There are many collectors around today whom we admire. To begin with, there is Dick Manoogian, based in Detroit, who has a wonderful collection that’s always changing. He does the same kinds of things we do—buys and sells. Alice Walton, who recently purchased Kindred Spirits [Asher B. Durand’s Hudson River School landscape], is said to have a wonderful collection, as do our good friends Ted and Barbara Alfond in Massachusetts. Almost everybody in this group is a businessperson; there is just something about that competitive spirit that has to come through in the bidding and acquiring.

MADAME ERRAZURIZ was painted by John Singer Sargent, circa 1883–84. Both are from Capturing Beauty: American Impressionist and Realist Paintings from the McGlothlin Collection. (Photograph by Katherine Wetzel.)
Hamilton Smiles

Art can be a phenomenal investment. One of the pieces in our collection, Two Magnolias and a Bud on Teal Velvet by Martin Johnson Heade, was first found at a Wisconsin tag sale for $20, and it is now worth millions.

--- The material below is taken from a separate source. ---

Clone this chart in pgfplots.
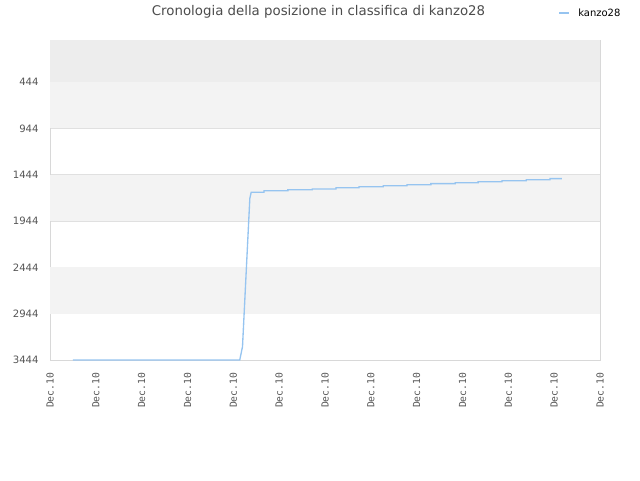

That’s very atypical, but if you’re buying A or A+ paintings, the appreciation is going to be better than the stock market. If you’re buying below-A paintings, you had better get a deal because you can’t sell those as readily. They are not hard currency like the A+ paintings are. With an A+ painting, you can just walk out the door and say you want to sell it, and in a week or two someone will probably buy it.

We’ve sold about half of what we have bought, and we’ve never taken a loss on a painting. What we have principally sold are the first paintings we bought. We are now onto the second trunk, and we think we’ll do much better now that we know what we are doing. In the last eight years, the value at auction of A+ paintings has multiplied by between five and eight times.

We have many pieces of art now that aren’t hanging; they are in the inventory for sale. That’s part of it: knowing that we made good selections. Now we are moving on to a collection that we hope is better and more diversified, and we hope that people appreciate what we’ve bought in the past.